Targeting More Police for Crime "Hot Spots"
Putting resources in high-crime neighborhoods. While crime is coming down in cities of all sizes and in all regions of the country, some neighborhoods have not shared in the same level of progress enjoyed by the rest of the country. The pilot program launched today will provide full funding for new officers in these areas, by waiving the usual matching requirements. Each city receiving funds under this pilot program has a high per capita level of crime and poverty, either throughout the city or in certain neighborhoods. The cities will deploy their new officers to help meet the unique needs of their communities, such as combating gangs or targeting drug "hot spots."
Hitting the 75,000 mark. The pilot will provide $106 million in funding for 18 cities to hire 738 community policing officers. In addition, the regular COPS UHP grants announced today will provide $115.6 million to 553 police departments to hire 1,748 officers.

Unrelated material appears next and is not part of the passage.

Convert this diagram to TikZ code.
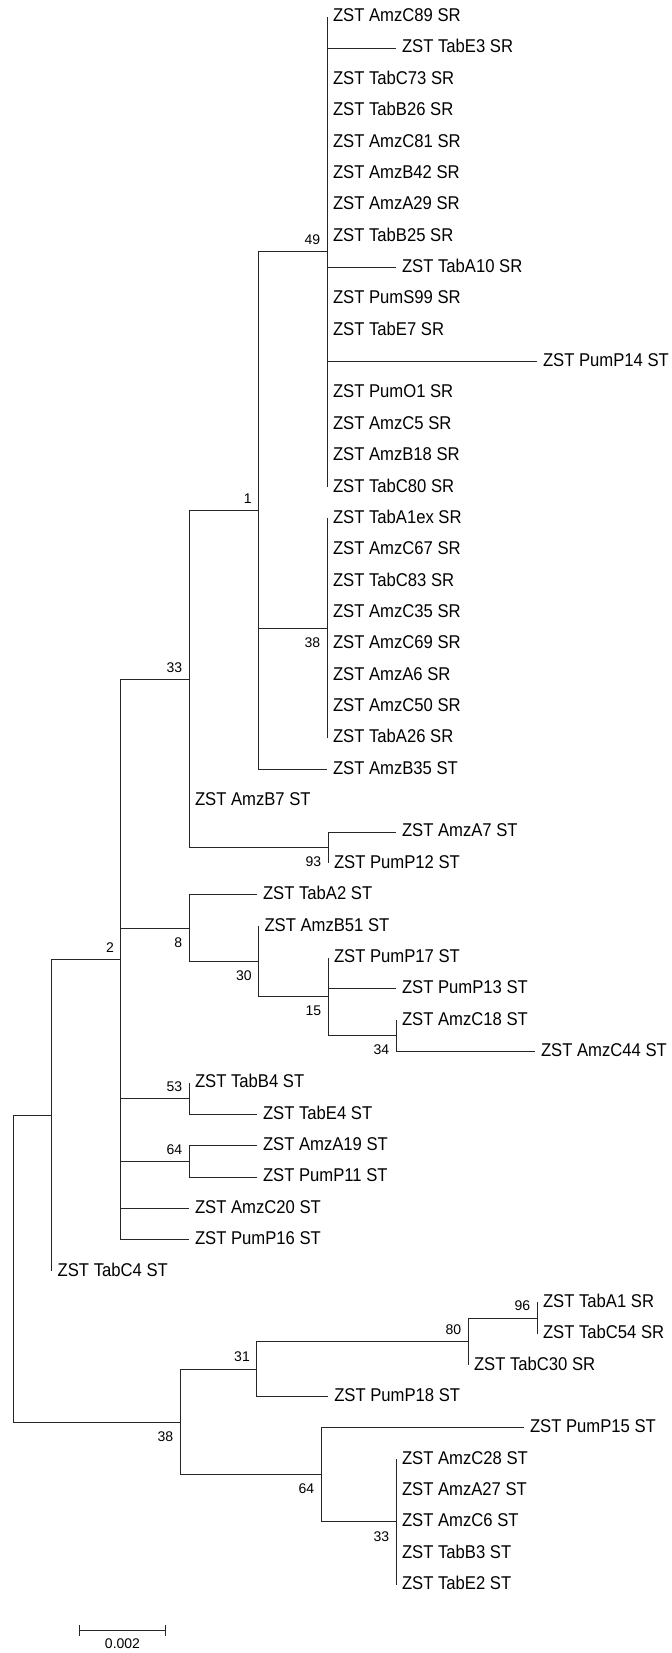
\documentclass[tikz,border=0pt]{standalone}
\usepackage{fontspec}
\usepackage{tikz}
\usetikzlibrary{arrows.meta}
\newfontfamily\leaffont[FakeStretch=0.9]{Liberation Sans}
\newfontfamily\bootfont{Liberation Sans}
\tikzset{
  leaf/.style={anchor=west, inner xsep=5.8pt, inner ysep=0pt, text height=13.5pt, text depth=3.7pt,
    font=\leaffont\fontsize{18.5}{20}\selectfont},
  boot/.style={anchor=east, inner sep=0pt, xshift=-6.7pt, font=\bootfont\fontsize{14}{16}\selectfont},
  bootup/.style={boot, yshift=12pt},
  bootdown/.style={boot, yshift=-14.2pt},
  branch/.style={line width=1pt, black!85}
}
\begin{document}
\begin{tikzpicture}[x=1pt, y=-31.36pt]
\useasboundingbox (0,-0.5325) rectangle (672,52.178);

\node[leaf] (t1) at (327,0) {ZST AmzC89 SR};
\node[leaf] (t2) at (396,1) {ZST TabE3 SR};
\node[leaf] (t3) at (327,2) {ZST TabC73 SR};
\node[leaf] (t4) at (327,3) {ZST TabB26 SR};
\node[leaf] (t5) at (327,4) {ZST AmzC81 SR};
\node[leaf] (t6) at (327,5) {ZST AmzB42 SR};
\node[leaf] (t7) at (327,6) {ZST AmzA29 SR};
\node[leaf] (t8) at (327,7) {ZST TabB25 SR};
\node[leaf] (t9) at (396,8) {ZST TabA10 SR};
\node[leaf] (t10) at (327,9) {ZST PumS99 SR};
\node[leaf] (t11) at (327,10) {ZST TabE7 SR};
\node[leaf] (t12) at (537,11) {ZST PumP14 ST};
\node[leaf] (t13) at (327,12) {ZST PumO1 SR};
\node[leaf] (t14) at (327,13) {ZST AmzC5 SR};
\node[leaf] (t15) at (327,14) {ZST AmzB18 SR};
\node[leaf] (t16) at (327,15) {ZST TabC80 SR};
\node[leaf] (t17) at (327,16) {ZST TabA1ex SR};
\node[leaf] (t18) at (327,17) {ZST AmzC67 SR};
\node[leaf] (t19) at (327,18) {ZST TabC83 SR};
\node[leaf] (t20) at (327,19) {ZST AmzC35 SR};
\node[leaf] (t21) at (327,20) {ZST AmzC69 SR};
\node[leaf] (t22) at (327,21) {ZST AmzA6 SR};
\node[leaf] (t23) at (327,22) {ZST AmzC50 SR};
\node[leaf] (t24) at (327,23) {ZST TabA26 SR};
\node[leaf] (t25) at (327,24) {ZST AmzB35 ST};
\node[leaf] (t26) at (189,25) {ZST AmzB7 ST};
\node[leaf] (t27) at (396,26) {ZST AmzA7 ST};
\node[leaf] (t28) at (328,27) {ZST PumP12 ST};
\node[leaf] (t29) at (257,28) {ZST TabA2 ST};
\node[leaf] (t30) at (258.5,29) {ZST AmzB51 ST};
\node[leaf] (t31) at (328,30) {ZST PumP17 ST};
\node[leaf] (t32) at (396,31) {ZST PumP13 ST};
\node[leaf] (t33) at (396,32) {ZST AmzC18 ST};
\node[leaf] (t34) at (535,33) {ZST AmzC44 ST};
\node[leaf] (t35) at (189,34) {ZST TabB4 ST};
\node[leaf] (t36) at (257,35) {ZST TabE4 ST};
\node[leaf] (t37) at (257,36) {ZST AmzA19 ST};
\node[leaf] (t38) at (257,37) {ZST PumP11 ST};
\node[leaf] (t39) at (189,38) {ZST AmzC20 ST};
\node[leaf] (t40) at (189,39) {ZST PumP16 ST};
\node[leaf] (t41) at (51.7,40) {ZST TabC4 ST};
\node[leaf] (t42) at (537,41) {ZST TabA1 SR};
\node[leaf] (t43) at (537,42) {ZST TabC54 SR};
\node[leaf] (t44) at (468,43) {ZST TabC30 SR};
\node[leaf] (t45) at (328.3,44) {ZST PumP18 ST};
\node[leaf] (t46) at (524,45) {ZST PumP15 ST};
\node[leaf] (t47) at (396,46) {ZST AmzC28 ST};
\node[leaf] (t48) at (396,47) {ZST AmzA27 ST};
\node[leaf] (t49) at (396,48) {ZST AmzC6 ST};
\node[leaf] (t50) at (396,49) {ZST TabB3 ST};
\node[leaf] (t51) at (396,50) {ZST TabE2 ST};

\coordinate (b49) at (327,7.5);
\coordinate (b38) at (327,19.5);
\coordinate (b1) at (258.5,15.75);
\coordinate (b93) at (328,26.5);
\coordinate (b33) at (189,21.125);
\coordinate (b34) at (396,32.5);
\coordinate (b15) at (328,31.25);
\coordinate (b30) at (258.5,30.125);
\coordinate (b8) at (189,29.0625);
\coordinate (b53) at (189,34.5);
\coordinate (b64) at (189,36.5);
\coordinate (b2) at (120.7,30.0625);
\coordinate (a) at (51.7,35.03125);
\coordinate (b96) at (537,41.5);
\coordinate (b80) at (468,42.25);
\coordinate (b31) at (256.7,43.125);
\coordinate (b33s) at (396,48);
\coordinate (b64s) at (321,46.5);
\coordinate (b38s) at (180,44.8125);
\coordinate (r) at (13.3,39.921875);

\draw[branch] (b49) |- (t1.west) (b49) |- (t2.west) (b49) |- (t3.west) (b49) |- (t4.west)
  (b49) |- (t5.west) (b49) |- (t6.west) (b49) |- (t7.west) (b49) |- (t8.west)
  (b49) |- (t9.west) (b49) |- (t10.west) (b49) |- (t11.west) (b49) |- (t12.west)
  (b49) |- (t13.west) (b49) |- (t14.west) (b49) |- (t15.west) (b49) |- (t16.west);
\draw[branch] (b38) |- (t17.west) (b38) |- (t18.west) (b38) |- (t19.west) (b38) |- (t20.west)
  (b38) |- (t21.west) (b38) |- (t22.west) (b38) |- (t23.west) (b38) |- (t24.west);
\draw[branch] (b1) |- (b49) (b1) |- (b38) (b1) |- (t25.west);
\draw[branch] (b93) |- (t27.west) (b93) |- (t28.west);
\draw[branch] (b33) |- (b1) (b33) |- (t26.west) (b33) |- (b93);
\draw[branch] (b34) |- (t33.west) (b34) |- (t34.west);
\draw[branch] (b15) |- (t31.west) (b15) |- (t32.west) (b15) |- (b34);
\draw[branch] (b30) |- (t30.west) (b30) |- (b15);
\draw[branch] (b8) |- (t29.west) (b8) |- (b30);
\draw[branch] (b53) |- (t35.west) (b53) |- (t36.west);
\draw[branch] (b64) |- (t37.west) (b64) |- (t38.west);
\draw[branch] (b2) |- (b33) (b2) |- (b8) (b2) |- (b53) (b2) |- (b64)
  (b2) |- (t39.west) (b2) |- (t40.west);
\draw[branch] (a) |- (b2) (a) |- (t41.west);
\draw[branch] (b96) |- (t42.west) (b96) |- (t43.west);
\draw[branch] (b80) |- (b96) (b80) |- (t44.west);
\draw[branch] (b31) |- (b80) (b31) |- (t45.west);
\draw[branch] (b33s) |- (t47.west) (b33s) |- (t48.west) (b33s) |- (t49.west)
  (b33s) |- (t50.west) (b33s) |- (t51.west);
\draw[branch] (b64s) |- (t46.west) (b64s) |- (b33s);
\draw[branch] (b38s) |- (b31) (b38s) |- (b64s);
\draw[branch] (r) |- (a) (r) |- (b38s);

\node[bootup] (s49) at (b49) {49};
\node[bootup] (s1) at (b1) {1};
\node[bootdown] (s38) at (b38) {38};
\node[bootup] (s33) at (b33) {33};
\node[bootdown] (s93) at (b93) {93};
\node[bootup] (s2) at (b2) {2};
\node[bootdown] (s8) at (b8) {8};
\node[bootdown] (s30) at (b30) {30};
\node[bootdown] (s15) at (b15) {15};
\node[bootdown] (s34) at (b34) {34};
\node[bootup] (s53) at (b53) {53};
\node[bootup] (s64) at (b64) {64};
\node[bootdown] (s38s) at (b38s) {38};
\node[bootup] (s31) at (b31) {31};
\node[bootup] (s80) at (b80) {80};
\node[bootup] (s96) at (b96) {96};
\node[bootdown] (s64s) at (b64s) {64};
\node[bootdown] (s33s) at (b33s) {33};

\coordinate (sbl) at (79,51.445);
\coordinate (sbr) at (166,51.445);
\draw[branch, {Bar[width=11pt]}-{Bar[width=11pt]}] (sbl) -- (sbr);
\node[anchor=north, inner sep=0pt, yshift=-8.3pt, font=\bootfont\fontsize{14}{16}\selectfont] (sbt) at (122.5,51.445) {0.002};

\end{tikzpicture}
\end{document}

These hires will bring the total number of officers funded under the Clinton COPS Initiative to 76,201 -- and put the COPS Initiative ahead of schedule to meet the President's pledge to provide 100,000 officers.
Pilot cities receiving funds: Chicago, IL; Hartford, CT; Camden, NJ; Bessemer, AL; Miami, FL; Flint, MI; Fresno, CA; San Bernardino, CA; Fort Pierce, FL; Monroe, LA; Baltimore, MD; Muskegon; MI; Greenville, MS; Buffalo; NY; McAllen, TX; Birmingham, AL; El Paso, TX; and Cleveland, OH.
Taking Community Policing Nationwide
President Clinton fought for and signed into law the 1994 Crime Act, which authorized nearly $9 billion to help communities hire and redeploy 100,000 more police by the year 2000. Since then, the number of police departments engaged in community policing has increased from hundreds to over 10,000. The additional officers in these police departments are working with neighborhood residents to reduce crime, school violence, gang activity, and other public safety problems.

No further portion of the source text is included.